4 – A Shared Culture of Complexity for Facing the New Silk Road’s Challenges

It goes without saying that the New Silk Road , as all political projects, is exposed to several kinds of threats.
The first one of them is the risk of economic failure. Since 2013, a lot of elements have worsened in the world economic landscape, with some of the BRICS countries still in a phase of recession. Notwithstanding certain signs of recovery, the future either is not yet completely clear.

A second risk is derailing because of wars, such as it could happen in Korea, Himalaya or Eastern Europe. During the Xiamen summit, the Korean crisis had arrived at a summit, whilst Indian and Chinese troops were  confronting each other in Doklam and the “Zapad” drills were just starting in Eastern Europe.

The third risk is the one of not being understood by Europe. In fact, Europeans are living in a confuse transition, where  a sense of superiority and of arrogance is defused step by step by the economic crisis  and by their lack of ability to cope new challenges, such as migrations and terrorism. Because of the depth of the cultural changes required, the required  processes are lengthy. In the meantime, Europeans have not understood that joining the Silk Road Initiative is their last occasion for participating to the ongoing renaissance of the Eurasian Continent.

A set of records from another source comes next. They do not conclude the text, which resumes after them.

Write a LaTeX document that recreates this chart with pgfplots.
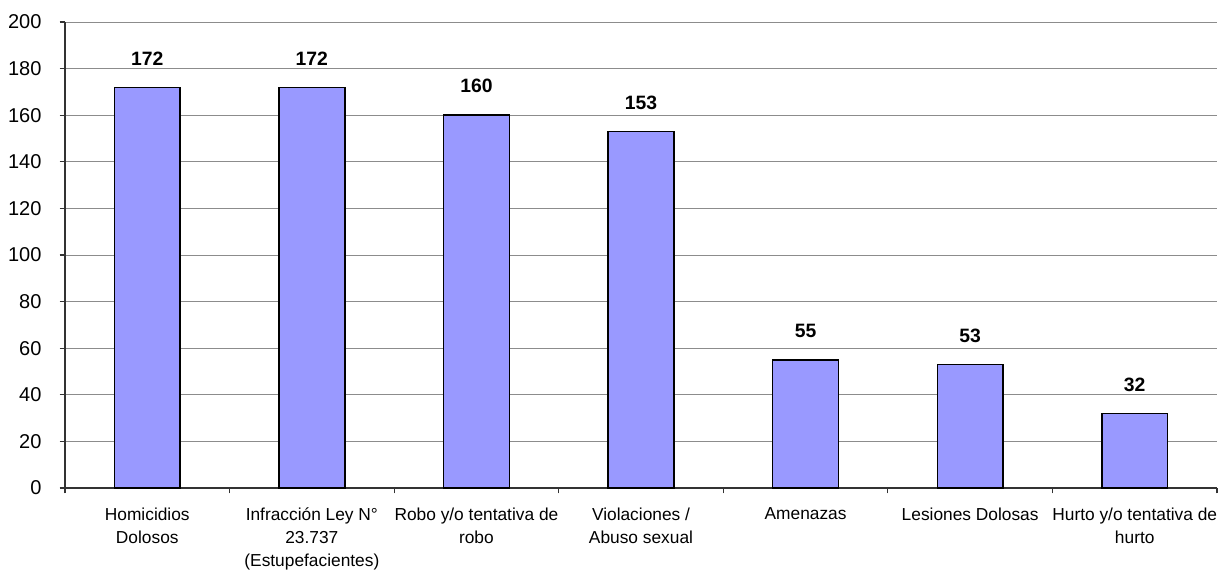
\documentclass[border=0pt]{standalone}
\usepackage{pgfplots}
\pgfplotsset{compat=1.18}
\usepackage{fontspec}
\setmainfont{Liberation Sans}
\definecolor{barblue}{HTML}{9999FF}
\definecolor{gridgray}{HTML}{8C8C8C}
\begin{document}
\begin{tikzpicture}
\useasboundingbox (-48.75pt,-62.25pt) rectangle (865.5pt,366pt);
\begin{axis}[
  scale only axis,
  width=864pt, height=349.5pt,
  xmin=-0.5, xmax=6.5,
  ymin=0, ymax=200,
  ytick={0,20,...,200},
  xtick={0,...,6},
  xticklabels={{Homicidios\\Dolosos},{Infracción Ley N°\\23.737\\(Estupefacientes)},{Robo y/o tentativa de\\robo},{Violaciones /\\Abuso sexual},{Amenazas},{Lesiones Dolosas},{Hurto y/o tentativa de\\hurto}},
  minor xtick={-0.5,0.5,...,6.5},
  major x tick style={draw=none},
  axis x line*=bottom, axis y line*=left,
  axis line style={draw=black!80, line width=0.9pt, -},
  tick align=outside,
  major tick length=4pt, minor tick length=4pt,
  every tick/.style={draw=black!80, line width=0.8pt},
  ymajorgrids,
  major grid style={draw=gridgray, line width=0.6pt},
  /pgf/number format/assume math mode=true,
  yticklabel style={font=\fontsize{15}{17}\selectfont, inner sep=0pt, xshift=-13.5pt},
  xticklabel style={font=\fontsize{13}{17.25}\selectfont, align=center, anchor=north, inner sep=0pt, yshift=-10.5pt},
  bar width=0.4,
  nodes near coords,
  every node near coord/.append style={font=\fontsize{14.5}{16}\selectfont\bfseries, inner sep=0pt, anchor=south, yshift=16pt},
  clip=false,
]
\addplot[ybar, fill=barblue, draw=black, line width=1.1pt] coordinates {
  (0,172) (1,172) (2,160) (3,153) (4,55) (5,53) (6,32)
};
\end{axis}
\end{tikzpicture}
\end{document}
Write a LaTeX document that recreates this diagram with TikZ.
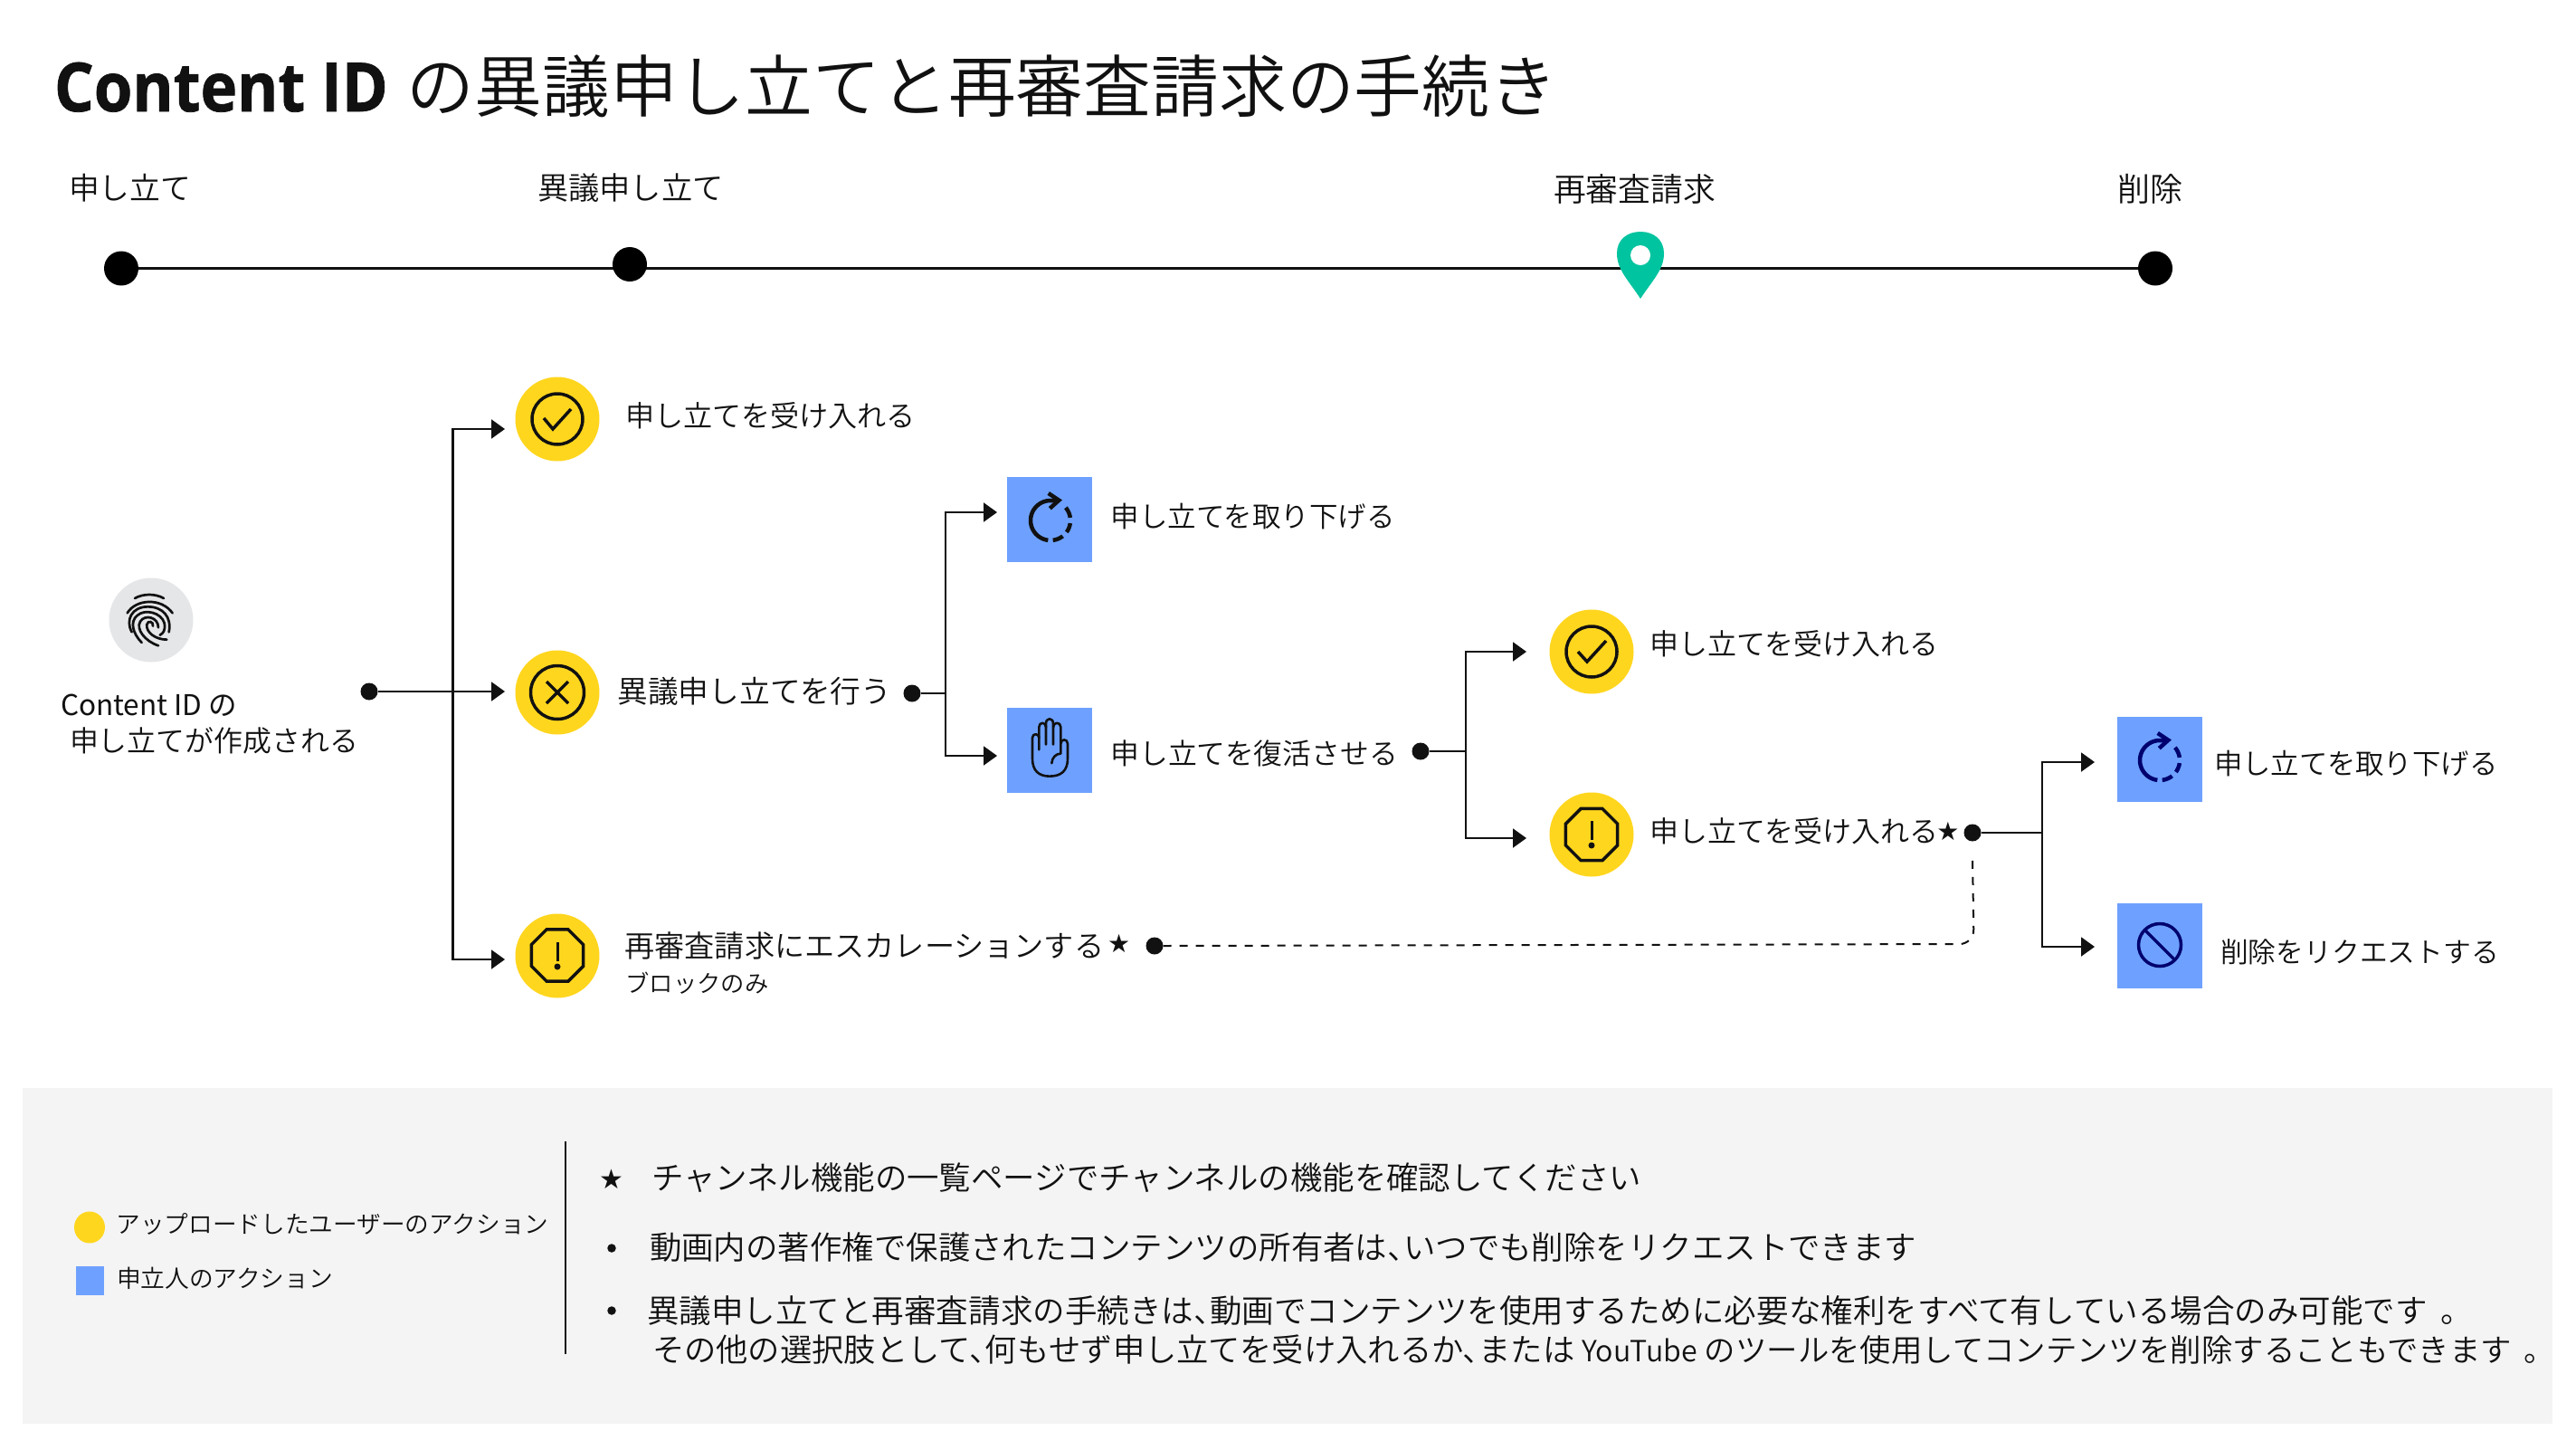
\documentclass[tikz,border=0pt]{standalone}
\usepackage{fontspec}
\usetikzlibrary{arrows.meta,shapes.geometric}
\setmainfont{Noto Sans CJK JP}[UprightFont=* DemiLight]
\newfontfamily\jpreg{Noto Sans CJK JP}
\newfontfamily\latbold{Open Sans}[FakeStretch=0.92,FakeBold=1]
\newfontfamily\djv{DejaVu Sans}
\definecolor{ink}{HTML}{111111}
\definecolor{yel}{HTML}{FFD61E}
\definecolor{blu}{HTML}{6EA1FF}
\definecolor{navy}{HTML}{00006E}
\definecolor{teal1}{HTML}{00C4A0}
\definecolor{panel}{HTML}{F4F4F4}
\definecolor{greyc}{HTML}{E5E6E8}
\tikzset{
 txt/.style={inner sep=0pt,outer sep=0pt,text=ink},
 conn/.style={draw=ink,line width=2.1pt},
 arrowline/.style={conn,-{Triangle[length=15pt,width=21pt]}},
 dashline/.style={draw=ink,line width=2pt,dash pattern=on 9pt off 9pt,rounded corners=16pt},
 blackdot/.style={circle,fill=ink,inner sep=0pt,minimum size=19pt},
 tldot/.style={circle,fill=black,inner sep=0pt,minimum size=38pt},
 yelc/.style={circle,fill=yel,inner sep=0pt,minimum size=93pt},
 blusq/.style={rectangle,fill=blu,inner sep=0pt,minimum size=94pt},
 ico/.style={draw=ink,line width=3.5pt},
}
\newcommand{\lab}[5]{\pgfmathsetmacro\bylab{#3+0.38*#4}\node[txt,anchor=base west] (#1) at (#2,\bylab) {\fontsize{#4}{#4}\selectfont #5};}
\newcommand{\arcplot}[6]{\draw[#1] plot[domain=#5:#6,samples=30] ({#2+22*cos(\x)},{#3+22*sin(\x)});}
\newcommand{\refreshicon}[3]{%
 \arcplot{draw=#3,line width=4.5pt}{#1}{#2}{22}{-68}{-263}
 \arcplot{draw=#3,line width=4.5pt}{#1}{#2}{22}{-40}{-8}
 \arcplot{draw=#3,line width=4.5pt}{#1}{#2}{22}{8}{36}
 \arcplot{draw=#3,line width=4.5pt}{#1}{#2}{22}{52}{83}
 \draw[draw=#3,line width=4.5pt] ({#1-2.3},{#2-30}) -- ({#1+9.3},{#2-22.3}) -- ({#1-0.7},{#2-13.3});
}
\newcommand{\tc}{、\kern-.5em}
\newcommand{\maru}{\kern.4em 。}
\newcommand{\starmark}[1]{{\djv\fontsize{#1}{#1}\selectfont ★}}
\begin{document}
\begin{tikzpicture}[x=1pt,y=-1pt]
\useasboundingbox (0,0) rectangle (2847,1601);
\fill[white] (0,0) rectangle (2847,1601);

% title
\node[txt,anchor=base west] (title) at (60,123) {\fontsize{74.8}{74.8}\selectfont{\latbold\bfseries Content ID\ }\kern 3pt の異議申し立てと再審査請求の手続き};

% timeline
\node[tldot] (t1) at (134,296.5) {};
\node[tldot] (t4) at (2382,296.5) {};
\draw[conn,line width=2.2pt] (t1) -- (t4);
\node[tldot] (t2) at (696,292) {};
\fill[teal1] (1813,330) .. controls (1800,310) and (1787,298) .. (1787,280) .. controls (1787,265) and (1798,256) .. (1813,256) .. controls (1828,256) and (1839,265) .. (1839,280) .. controls (1839,298) and (1826,310) .. (1813,330) -- cycle;
\fill[white] (1813,282) circle[radius=11];
\lab{lt1}{76}{207.5}{33.8}{申し立て}
\lab{lt2}{594}{207.5}{34.3}{異議申し立て}
\lab{lt3}{1717}{208.5}{35.8}{再審査請求}
\lab{lt4}{2340}{208.5}{36}{削除}

% source
\node[circle,fill=greyc,inner sep=0pt,minimum size=93pt] (src) at (167,685) {};
\begin{scope}[shift={(125pt,-645pt)},x=.3333pt,y=-.3333pt,draw=ink,line width=2.7pt,line cap=round]
 \draw (72,48) .. controls (100,32) and (140,32) .. (168,48);
 \draw (47,97) .. controls (75,50) and (160,45) .. (197,97);
 \draw (62,160) .. controls (40,120) and (62,76) .. (115,76) .. controls (165,76) and (195,110) .. (185,160);
 \draw (95,195) .. controls (65,165) and (55,125) .. (80,105) .. controls (105,82) and (160,95) .. (170,130) .. controls (175,155) and (165,165) .. (155,170);
 \draw (150,205) .. controls (105,190) and (75,150) .. (90,125) .. controls (105,100) and (150,110) .. (150,145);
 \draw (178,185) .. controls (140,185) and (108,160) .. (112,135) .. controls (115,120) and (135,125) .. (132,140);
\end{scope}
\lab{s1}{67}{779}{31.5}{\jpreg Content ID の}
\lab{s2}{77}{818}{31.9}{申し立てが作成される}

% connection points
\node[blackdot] (d1) at (408,764) {};
\node[blackdot] (d2) at (1008,766) {};
\node[blackdot] (d3) at (1570,830) {};
\node[blackdot] (d4) at (1276,1045) {};
\node[blackdot] (d5) at (2180,920) {};
\coordinate (j1) at (500.5,764);
\coordinate (j2) at (1045,766);
\coordinate (j3) at (1620,830);
\coordinate (j4) at (2257,920);
\coordinate (a1) at (558,474);
\coordinate (a2) at (558,764);
\coordinate (a3) at (558,1060);
\coordinate (a4) at (1102,566);
\coordinate (a5) at (1102,835);
\coordinate (a6) at (1687,720);
\coordinate (a7) at (1687,926);
\coordinate (a8) at (2315,842);
\coordinate (a9) at (2315,1046);
\coordinate (dc) at (2181.5,1043);
\draw[arrowline] (d1) -- (a2);
\draw[arrowline] (j1) |- (a1);
\draw[arrowline] (j1) |- (a3);
\draw[conn] (d2) -- (j2);
\draw[arrowline] (j2) |- (a4);
\draw[arrowline] (j2) |- (a5);
\draw[conn] (d3) -- (j3);
\draw[arrowline] (j3) |- (a6);
\draw[arrowline] (j3) |- (a7);
\draw[conn] (d5) -- (j4);
\draw[arrowline] (j4) |- (a8);
\draw[arrowline] (j4) |- (a9);
\draw[dashline] (d4.east) -- (dc) -- ([yshift=-16pt]d5.south);

% yellow nodes
\node[yelc] (y1) at (616,463) {};
\draw[ico] (616,463) circle[radius=28];
\draw[ico] (601,462) -- (611,474) -- (631,452);
\node[yelc] (y2) at (616,765) {};
\draw[ico] (616,765) circle[radius=29.5];
\draw[ico] (604,753) -- (628,777) (628,753) -- (604,777);
\node[yelc] (y3) at (616,1056) {};
\node[regular polygon,regular polygon sides=8,shape border rotate=0,draw=ink,line width=3.5pt,inner sep=0pt,minimum size=62pt] (o1) at (616,1055.5) {};
\draw[ink,line width=3pt] (616,1041) -- (616,1062);
\fill[ink] (616,1068) circle[radius=3.5];
\node[yelc] (y4) at (1759,720) {};
\draw[ico] (1759,720) circle[radius=28];
\draw[ico] (1744,720) -- (1754,731) -- (1775,708);
\node[yelc] (y5) at (1759,922) {};
\node[regular polygon,regular polygon sides=8,draw=ink,line width=3.5pt,inner sep=0pt,minimum size=62pt] (o2) at (1759,922) {};
\draw[ink,line width=3pt] (1759,907) -- (1759,928);
\fill[ink] (1759,934) circle[radius=3.5];

% blue nodes
\node[blusq] (b1) at (1160,573.5) {};
\refreshicon{1161}{575}{ink}
\node[blusq] (b2) at (1160,829) {};
\begin{scope}[shift={(1080pt,-510pt)},x=.3333pt,y=-.3333pt,draw=ink,line width=2.6pt,line cap=round,line join=round]
 \draw (205,955) -- (205,915) .. controls (205,900) and (183,900) .. (183,915) -- (183,985) .. controls (183,1025) and (205,1043) .. (240,1043) .. controls (278,1043) and (300,1025) .. (300,985) -- (300,935) .. controls (300,918) and (277,918) .. (277,935);
 \draw (205,915) -- (205,880) .. controls (205,862) and (228,862) .. (228,880) -- (228,938);
 \draw (228,880) -- (228,868) .. controls (228,848) and (252,848) .. (252,868) -- (252,938);
 \draw (252,880) .. controls (252,862) and (277,862) .. (277,880) -- (277,968) .. controls (262,968) and (248,980) .. (247,1000);
\end{scope}
\node[blusq] (b3) at (2386.5,839) {};
\refreshicon{2387}{840}{navy}
\node[blusq] (b4) at (2386.5,1045) {};
\draw[draw=navy,line width=3.5pt] (2387,1044) circle[radius=23.5];
\draw[draw=navy,line width=3.5pt] (2370,1027) -- (2404,1061);

% labels
\lab{l1}{691.5}{459}{32.1}{申し立てを受け入れる}
\lab{l2}{682.5}{763.5}{33.7}{異議申し立てを行う}
\lab{l3}{690.5}{1045}{33.15}{再審査請求にエスカレーションする\kern 4pt\raisebox{5pt}{\starmark{28}}}
\lab{l3b}{691.5}{1086}{26.3}{ブロックのみ}
\lab{l4}{1227.5}{571}{31.5}{申し立てを取り下げる}
\lab{l5}{1227.5}{832}{31.8}{申し立てを復活させる}
\lab{l6}{1823}{711.5}{32}{申し立てを受け入れる}
\lab{l7}{1823}{918}{32}{申し立てを受け入れる\kern-2pt\raisebox{2pt}{\starmark{28}}}
\lab{l8}{2447}{843.5}{31.4}{申し立てを取り下げる}
\lab{l9}{2454}{1051.5}{30.8}{削除をリクエストする}

% panel
\fill[panel] (25,1202) rectangle (2821,1573);
\node[ellipse,fill=yel,inner sep=0pt,minimum width=34pt,minimum height=35pt] (ly) at (99,1356) {};
\node[rectangle,fill=blu,inner sep=0pt,minimum width=31pt,minimum height=32pt] (lb) at (99.5,1415) {};
\lab{ll1}{128.5}{1352}{26.65}{アップロードしたユーザーのアクション}
\lab{ll2}{129}{1412}{26.7}{申立人のアクション}
\draw[draw=ink,line width=1.3pt] (625,1261) -- (625,1496);
\node[txt] (st) at (676,1303) {\starmark{30}};
\node[circle,fill=ink,inner sep=0pt,minimum size=9.5pt] (bu1) at (676,1379) {};
\node[circle,fill=ink,inner sep=0pt,minimum size=9.5pt] (bu2) at (676,1448) {};
\lab{n1}{720}{1301.5}{35.45}{チャンネル機能の一覧ページでチャンネルの機能を確認してください}
\lab{n2}{718}{1378.5}{35.45}{動画内の著作権で保護されたコンテンツの所有者は\tc いつでも削除をリクエストできます}
\lab{n3}{715}{1447.5}{35.55}{異議申し立てと再審査請求の手続きは\tc 動画でコンテンツを使用するために必要な権利をすべて有している場合のみ可能です\maru}
\lab{n4}{721}{1491.5}{35.3}{その他の選択肢として\tc 何もせず申し立てを受け入れるか\tc または {\fontsize{32.2}{32.2}\selectfont YouTube} {\fontsize{34.4}{34.4}\selectfont のツールを使用してコンテンツを削除することもできます\maru}}
\end{tikzpicture}
\end{document}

A fourth risk is that the Silk Road Initiative remains confined to politics and economy, without being able to reach the cultural domain. During the debate organised by CGTV at the occasion of the Xiamen BRICS Forum, some voices had invoked a de-ideologized attitude, while others stressed a confrontational  approach against the manipulation of truth by western media.

How to cope with all these challenges?

According to us, the response lies first of all in stressing the role of culture. In fact, the uniting concepts of the so-called “BRICS Plus” is that the culture of the West is unable to supply a satisfactory  basis for a debate among the different peoples of the world for solving their problems. But does this happen only because the West is wicked, or because it is monopolised by a narrow group of powerful people? Or, said otherwise, is it so because it has adopted a fanatical ideology divinising technology, and, as a consequence, abhorring humanity? May the coloured  world “there outside”, represented, for instance, by  the Beijing Opera, the World Yoga Day, al-Azhar University, the Bolshoi theatre, Bantu dances, the Rio Carnival, be coerced into the aseptic theories of Post-humanism?

According to me, it is this incapacity to understand the complexity of the world which is bringing about the economic disaster of the West, as well as its useless tentatives to “bridle” diversity, in Cuba as in Irak, in Iran as in Afghanistan..

The  concept itself of the Belt and Road initiative is an exemplification of the above dialectics (if you want, Yin and Yang), among  different civilisations along the “Seven Climates” of ancient Persian culture: the agricultural civilisations along the oceans and of the  Mediterranean shores (the “Wen” according to Shiratori), and the nomadic peoples of the Asiatic hinterlands (the “Wu”). It is normal that all these civilisations have their contributions to give to human history, even in the present globalised and technological  era. Only if globalisation will incorporate such elements of multiplicity will we escape the prospective “End of Mankind”, overwhelmed by “Intelligent Machines”.

Only once such new multi-faceted “techno-humanism” (as Harari calls it)  is shared, different problems may be solved: the economic crisis by  means of economic policies adapted to each different area; military confrontations via an open debate about the conflicting requirements. At the end, there should be a phase of debate among all participants, based upon common goals. Europe must understand that, within this wide debate area, it has the duty to declare its own proposals, which may not be a simple photocopy of the American vision.